On the Money

In their 1943 handbook The Reader Over Your Shoulder, Robert Graves and Alan Hodge note that writers are prone to exaggerate descriptions of quantity and duration. “There should never be any doubt left as to how much, or how long.” They offer this quantified example:

(100%) Mr.

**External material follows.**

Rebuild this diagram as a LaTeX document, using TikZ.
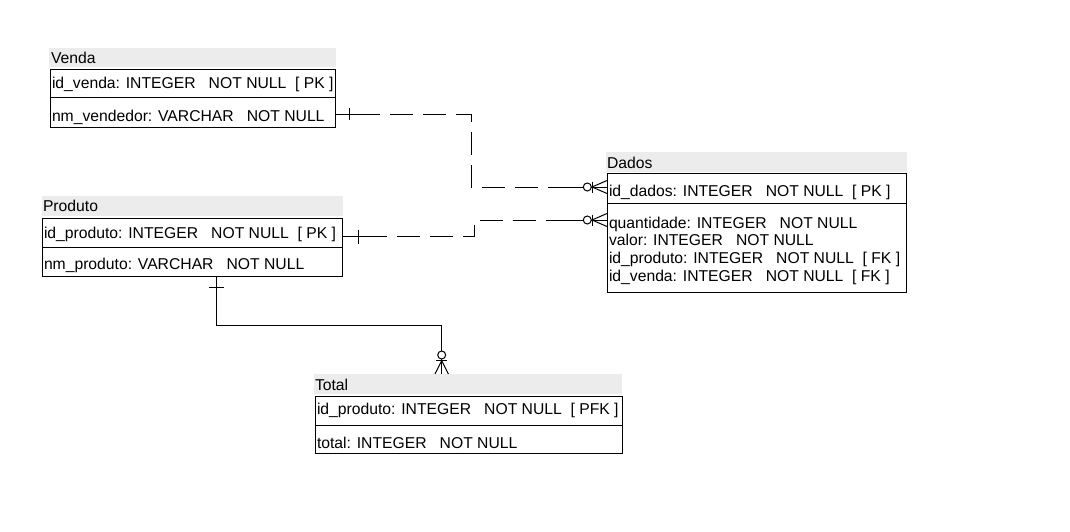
\documentclass[tikz,border=0pt]{standalone}
\usepackage{fontspec}
\setmainfont{Liberation Sans}
\usetikzlibrary{calc}
\definecolor{bandgray}{RGB}{236,236,236}
\begin{document}
\begin{tikzpicture}[x=1pt,y=-1pt,
  band/.style={fill=bandgray, draw=none, inner sep=0pt, outer sep=0pt, anchor=north west},
  tbox/.style={draw=black, line width=1pt, inner sep=0pt, outer sep=0pt, anchor=north west},
  txt/.style={anchor=base west, inner sep=0pt, outer sep=0pt, font=\fontsize{15.7pt}{18pt}\selectfont},
  conn/.style={line width=1pt, line cap=butt},
  dashconn/.style={line width=1pt, dash pattern=on 23pt off 10pt, dash phase=23pt}]

\fill[white] (0,0) rectangle (1070,531);
\useasboundingbox (0,0) rectangle (1070,531);

% ---------------- Venda ----------------
\node[band, minimum width=287pt, minimum height=19pt] (vendaT) at (49,48) {};
\node[txt] (vendaL) at (51,63) {Venda};
\node[tbox, minimum width=285pt, minimum height=28pt] (vendaR1) at (50,69) {};
\node[tbox, minimum width=285pt, minimum height=30pt] (vendaR2) at (50,97) {};
\node[txt] (vendaA1) at (52,88) {id\_venda: INTEGER\ \ \ NOT NULL\ \ [ PK ]};
\node[txt] (vendaA2) at (52,121) {nm\_vendedor: VARCHAR\ \ \ NOT NULL};

% ---------------- Produto ----------------
\node[band, minimum width=301pt, minimum height=20pt] (produtoT) at (42,196) {};
\node[txt] (produtoL) at (43,211.5) {Produto};
\node[tbox, minimum width=300pt, minimum height=29pt] (produtoR1) at (42,218) {};
\node[tbox, minimum width=300pt, minimum height=29pt] (produtoR2) at (42,247) {};
\node[txt] (produtoA1) at (44,238.5) {id\_produto: INTEGER\ \ \ NOT NULL\ \ [ PK ]};
\node[txt] (produtoA2) at (44,269) {nm\_produto: VARCHAR\ \ \ NOT NULL};

% ---------------- Dados ----------------
\node[band, minimum width=301pt, minimum height=20pt] (dadosT) at (606,152) {};
\node[txt] (dadosL) at (607,168) {Dados};
\node[tbox, minimum width=299pt, minimum height=30pt] (dadosR1) at (607,173) {};
\node[tbox, minimum width=299pt, minimum height=89pt] (dadosR2) at (607,203) {};
\node[txt] (dadosA1) at (609,196) {id\_dados: INTEGER\ \ \ NOT NULL\ \ [ PK ]};
\node[txt] (dadosA2) at (609,228) {quantidade: INTEGER\ \ \ NOT NULL};
\node[txt] (dadosA3) at (609,245.7) {valor: INTEGER\ \ \ NOT NULL};
\node[txt] (dadosA4) at (609,263.4) {id\_produto: INTEGER\ \ \ NOT NULL\ \ [ FK ]};
\node[txt] (dadosA5) at (609,281) {id\_venda: INTEGER\ \ \ NOT NULL\ \ [ FK ]};

% ---------------- Total ----------------
\node[band, minimum width=308pt, minimum height=20pt] (totalT) at (314,374) {};
\node[txt] (totalL) at (315,390) {Total};
\node[tbox, minimum width=307pt, minimum height=29pt] (totalR1) at (315,396) {};
\node[tbox, minimum width=307pt, minimum height=28pt] (totalR2) at (315,425) {};
\node[txt] (totalA1) at (317,414.5) {id\_produto: INTEGER\ \ \ NOT NULL\ \ [ PFK ]};
\node[txt] (totalA2) at (317,448) {total: INTEGER\ \ \ NOT NULL};

% ---------------- connector points ----------------
\coordinate (s1) at ([yshift=-2pt]vendaR2.east);     % (335,114)
\coordinate (e1) at ([yshift=1pt]dadosR1.west);      % (607,187)
\coordinate (b1a) at (471,114);
\coordinate (b1b) at (471,187);

\coordinate (s2) at ([yshift=-4pt]produtoR1.east);   % (342,236.5)
\coordinate (e2) at ([yshift=27.5pt]dadosR2.west);   % (607,220)
\coordinate (b2a) at (474,236.5);
\coordinate (b2b) at (474,220);

\coordinate (s3) at ([xshift=24pt]produtoR2.south);  % (216,276)
\coordinate (e3) at ([xshift=-26.3pt]totalT.north);  % (441.7,374)
\coordinate (b3a) at (216,325);
\coordinate (b3b) at (441.7,325);

% ---------------- Venda -> Dados ----------------
\draw[conn] (s1) -- ($(s1)+(45,0)$);
\draw[dashconn] ($(s1)+(45,0)$) -- (b1a) -- (b1b) -- ($(e1)+(-24,0)$);
\draw[conn] ($(e1)+(-40,0)$) -- ($(e1)+(-24,0)$);
\draw[conn] ($(s1)+(14.3,-6)$) -- ($(s1)+(14.3,6)$);
\draw[conn] ($(e1)+(-19.7,0)$) circle[radius=4pt];
\draw[conn] ($(e1)+(-15,-5.5)$) -- ($(e1)+(-15,5.5)$);
\draw[conn] ($(e1)+(-15.7,0)$) -- (e1);
\draw[conn] ($(e1)+(-15,0)$) -- ($(e1)+(0,-6.5)$);
\draw[conn] ($(e1)+(-15,0)$) -- ($(e1)+(0,6.5)$);

% ---------------- Produto -> Dados ----------------
\draw[conn] (s2) -- ($(s2)+(45,0)$);
\draw[dashconn] ($(s2)+(45,0)$) -- (b2a) -- (b2b) -- ($(e2)+(-24,0)$);
\draw[conn] ($(e2)+(-52,0)$) -- ($(e2)+(-24,0)$);
\draw[conn] ($(s2)+(16.3,-7)$) -- ($(s2)+(16.3,7)$);
\draw[conn] ($(e2)+(-19.7,0)$) circle[radius=4pt];
\draw[conn] ($(e2)+(-15,-5.5)$) -- ($(e2)+(-15,5.5)$);
\draw[conn] ($(e2)+(-15.7,0)$) -- (e2);
\draw[conn] ($(e2)+(-15,0)$) -- ($(e2)+(0,-6.5)$);
\draw[conn] ($(e2)+(-15,0)$) -- ($(e2)+(0,6.5)$);

% ---------------- Produto -> Total ----------------
\draw[conn] (s3) -- (b3a) -- (b3b) -- ($(e3)+(0,-23)$);
\draw[conn] ($(s3)+(-7,11)$) -- ($(s3)+(7.5,11)$);
\draw[conn] ($(e3)+(0,-19)$) circle[radius=4pt];
\draw[conn] ($(e3)+(-5.7,-13.3)$) -- ($(e3)+(5.7,-13.3)$);
\draw[conn] ($(e3)+(0,-15)$) -- (e3);
\draw[conn] ($(e3)+(0,-13.3)$) -- ($(e3)+(-6.7,0)$);
\draw[conn] ($(e3)+(0,-13.3)$) -- ($(e3)+(6.7,0)$);
\end{tikzpicture}
\end{document}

Jordan’s fortune consisted wholly of bar-gold.
(99%) Practically all his fortune consisted of bar-gold.
(95%) His fortune consisted almost entirely of bar-gold.

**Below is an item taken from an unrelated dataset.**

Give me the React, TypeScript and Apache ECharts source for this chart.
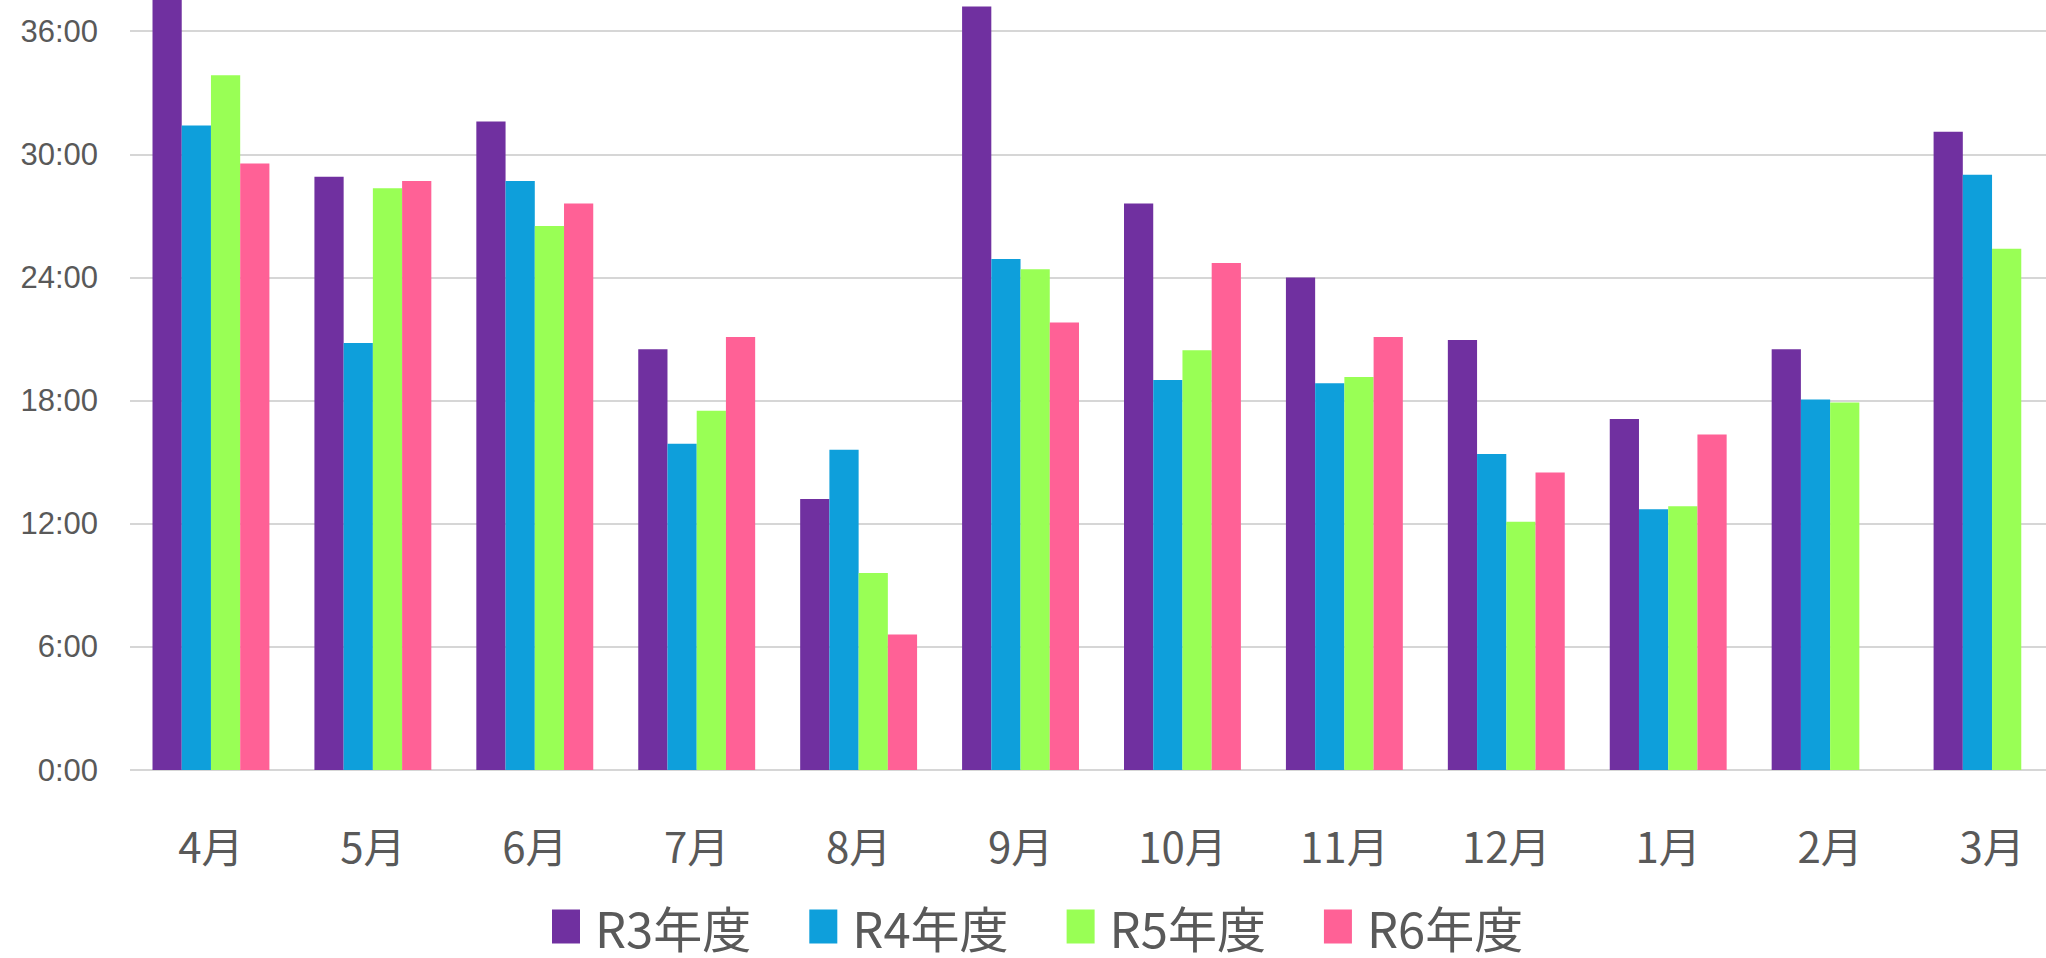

(90%) Nearly all his fortune consisted of bar-gold.
(80%) By far the greater part of his fortune consisted of bar-gold.
(70%) The greater part of his fortune consisted of bar-gold.
(60%) More than half his fortune consisted of bar-gold.
(55%) Rather more than half his fortune consisted of bar-gold.
(50%) Half his fortune consisted of bar-gold.
(45%) Nearly half his fortune consisted of bar-gold.
(40%) A large part of his fortune consisted of bar-gold.
(35%) Quite a large part of his fortune consisted of bar-gold.
(30%) A considerable part of his fortune consisted of bar-gold.
(25%) Part of his fortune consisted of bar-gold.
(15%) A small part of his fortune consisted of bar-gold.
(10%) Not much of his fortune consisted of bar-gold.
(5%) A very small part of his fortune consisted of bar-gold.
(1%) An inconsiderable part of his fortune consisted of bar-gold.
(0%) None of his fortune consisted of bar-gold.

“This simple, generally accepted, scale is confused by writers who, for dramatic effect, try to make 5% seem more than it is.”